"Modernisierung des Sozialstaates in Europa": Vladimír Spidla und Gerhard Schröder präsentierten ihre Vorstellungen
Als der deutsche Kanzler Gerhard Schröder am Montag in Prag zu Gast war, da standen nicht nur Gespräche mit Regierungschef Stanislav Gross und Präsident Václav Klaus auf dem Programm. Denn: Die sozialdemokratische Friedrich-Ebert-Stiftung und das Deutsch-Tschechische Gesprächsforum hatten zu einer Konferenz in das Prager Palais Zofín geladen. Thema: Die Modernisierung des Sozialstaates in Europa. Hauptredner der Veranstaltung waren Gerhard Schröder und der tschechische Expremier Vladimír Spidla, designierter EU-Kommissar für Sozial- und Beschäftigungspolitik. Gerald Schubert war vor Ort:
"Das was hinter uns liegt, sind Katastrophen, Revolutionen, schicksalhafte historische Ereignisse. Das, was aber vor uns liegt, kann über die Existenz und die Zukunft der Menschheit als Ganzes entscheiden."

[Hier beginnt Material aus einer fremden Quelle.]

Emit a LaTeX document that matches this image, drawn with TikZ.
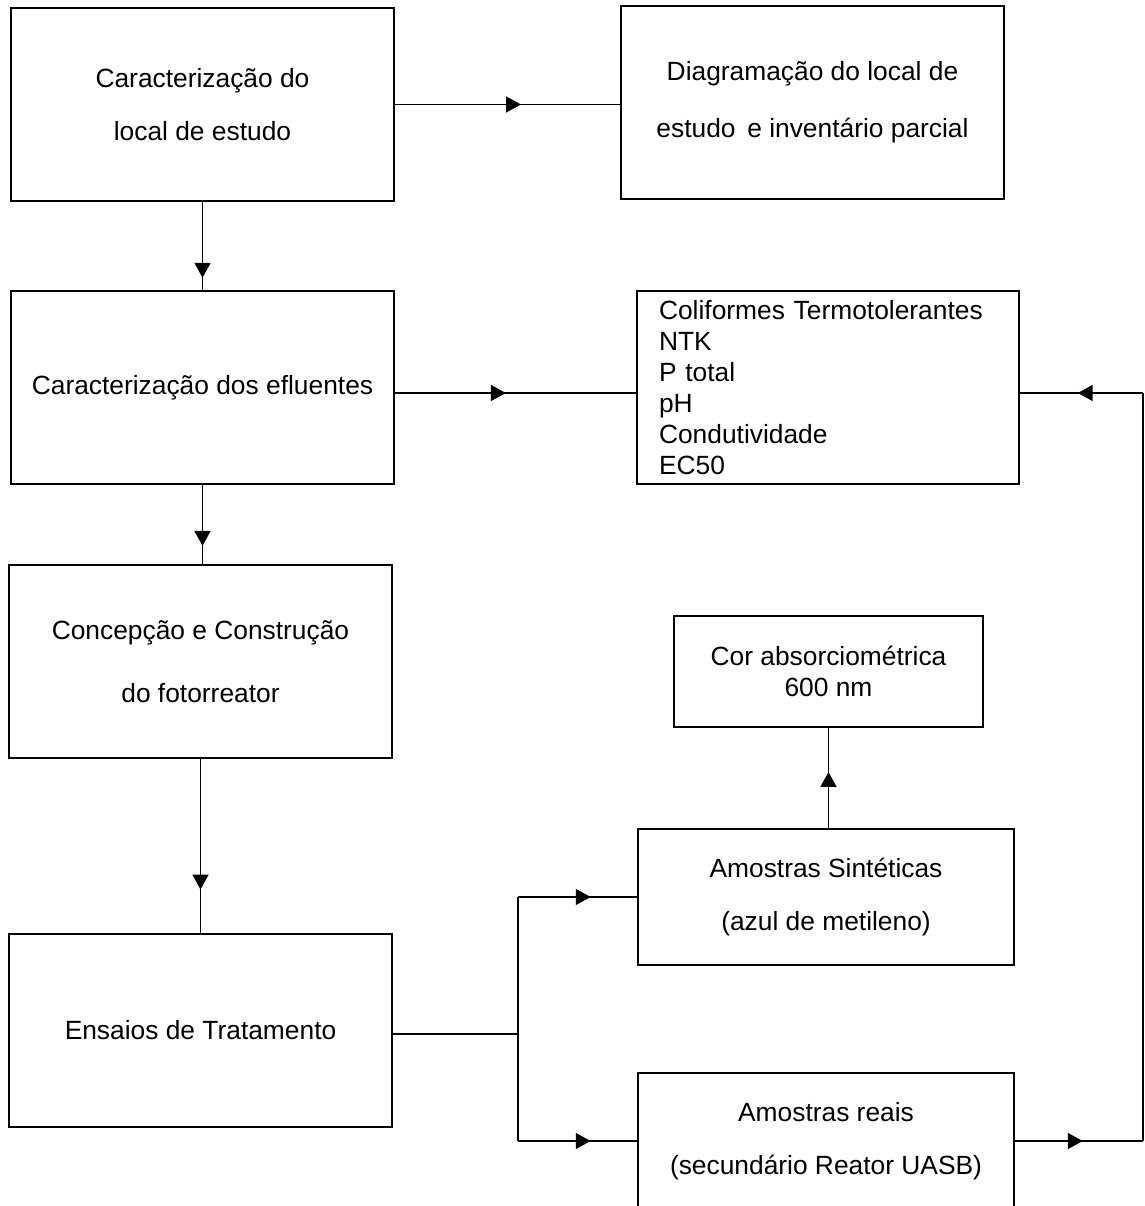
\documentclass[tikz,border=0pt]{standalone}
\usepackage{fontspec}
\setmainfont{Liberation Sans}
\usetikzlibrary{arrows.meta,decorations.markings,calc}
\tikzset{
	->-/.style={decoration={
			markings,
			mark=at position #1 with {\arrow{Triangle[length=8.5pt,width=9pt]}}},postaction={decorate}},
	etapa/.style={draw, line width=1pt, minimum width=7.66cm, minimum height=3.86cm,
			align=center, font=\fontsize{15}{17.6}\selectfont}
}

\begin{document}
\begin{tikzpicture}[x=0.02cm, y=-0.02cm, line width=1.1pt]
	\useasboundingbox (0,0) rectangle (1145,1206);
	\node[etapa] (local) at (202.5,104.5) {Caracterização do\\[12.5pt]local de estudo};
	\node[etapa] (diag) at (812.5,102.5) {Diagramação do local de\\[14.7pt]estudo \,e inventário parcial};
	\node[etapa] (eflu) at (202.5,387.5) {Caracterização dos efluentes};
	\node[etapa, minimum width=7.64cm, align=left, text width=6.76cm, inner xsep=0.44cm] (param) at (828,387.5) {Coliformes Termotolerantes\\NTK\\P total\\pH\\Condutividade\\EC50};
	\node[etapa] (foto) at (200.5,661.5) {Concepção e Construção\\[18pt]do fotorreator};
	\node[etapa, minimum width=6.18cm, minimum height=2.22cm] (cor) at (828.5,671.5) {Cor absorciométrica\\600 nm};
	\node[etapa] (ensaio) at (200.5,1030.5) {Ensaios de Tratamento};
	\node[etapa, minimum width=7.52cm, minimum height=2.72cm] (sint) at (826,897) {Amostras Sintéticas\\[13pt](azul de metileno)};
	\node[etapa, minimum width=7.52cm, minimum height=2.72cm] (reais) at (826,1141) {Amostras reais\\[12.5pt](secundário Reator UASB)};
	\coordinate (split) at (518,1034);
	\coordinate (borda) at (1143,393);
	% coluna da esquerda
	\draw[->-=0.56] (local.east) -- (local.east -| diag.west);
	\draw[->-=0.86] (local) -- (eflu);
	\draw[->-=0.46] (eflu.east |- borda) -- (param.west |- borda);
	\draw[->-=0.77] (eflu.south) -- (eflu.south |- foto.north);
	\draw[->-=0.75] (foto) -- (ensaio);
	% ramificacao dos ensaios
	\draw (ensaio.east |- split) -- (split);
	\draw (split |- sint.west) -- (split |- reais.west);
	\draw[->-=0.61] (split |- sint.west) -- (sint.west);
	\draw[->-=0.61] (split |- reais.west) -- (reais.west);
	\draw[->-=0.56] (sint.north -| cor.south) -- (cor.south);
	% retorno pela borda
	\draw[->-=0.53] (reais.east) -- (reais.east -| borda);
	\draw (reais.east -| borda) -- (borda);
	\draw[->-=0.53] (borda) -- (param.east |- borda);
\end{tikzpicture}
\end{document}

Die europäische Integration sieht der künftige Kommissar als Überwindung der Katastrophen des Zweiten Weltkriegs.
"Das europäische Sozialmodell ist eine Antwort auf die Torheit der damaligen Macht und ist zum Bestandteil unserer Kultur sowie unserer wirtschaftlichen Konkurrenzfähigkeit geworden. Es wäre ein grober Fehler zu glauben, dass wir wie durch ein Wunder auf einen Schlag unsere Konkurrenzfähigkeit noch steigern können, wenn wir dieses Sozialmodell verlassen. Das Gegenteil ist wahr."
Spidla ist Sozialdemokrat, die Bedeutung, die er dem gesellschaftlichen Zusammenhalt beimisst, ist daher zunächst kaum verwunderlich. Doch war es gerade er, der sich als Regierungschef immer wieder Vorwürfe aus der eigenen Partei gefallen lassen musste: Er mache zu viele Konzessionen an die konservativen Regierungspartner und verlasse die sozialdemokratischen Ideale, hieß es. Spidlas Antwort: Der Sozialstaat muss reformiert werden. Gerade mit dem Ziel, ihn zu erhalten. Eine Argumentation, die etwa in Deutschland nicht ganz unbekannt sein dürfte. Gerhard Schröder am Montag in Prag:"Wenn wir jenen Teil der europäischen Kultur retten wollen, dann müssen wir ihn verändern. Es geht dabei darum, die sozialen Sicherungssysteme, die in unterschiedlicher Art und Weise aufgebaut worden sind, zu erhalten. Und das wird nur gehen, wenn wir sie an die veränderten ökonomischen Bedingungen anpassen."
Kein leichtes Unterfangen, weiß auch Schröder:
"Wenn Sie Veränderungsprozesse in unseren reichen und wohlhabenden Gesellschaften in Gang setzen, dann werden Sie schnell eine Mehrheit dafür finden, wenn die Veränderungen selber abstrakt bleiben und möglichst Wenige konkret betroffen sind. Aber das geht nicht."
Inhaltlich gab es in den Ansprachen von Spidla und Schröder also nicht viel Neues. Eher ging es um eine gemeinsame und auffallend parallele Positionsbestimmung. Deren Besonderheit mag darin gelegen haben, dass beide Politiker zwar im historischen Kontext sprachen, jedoch nur im Hinblick auf die Zukunft der Sozialpolitik in der Europäischen Union.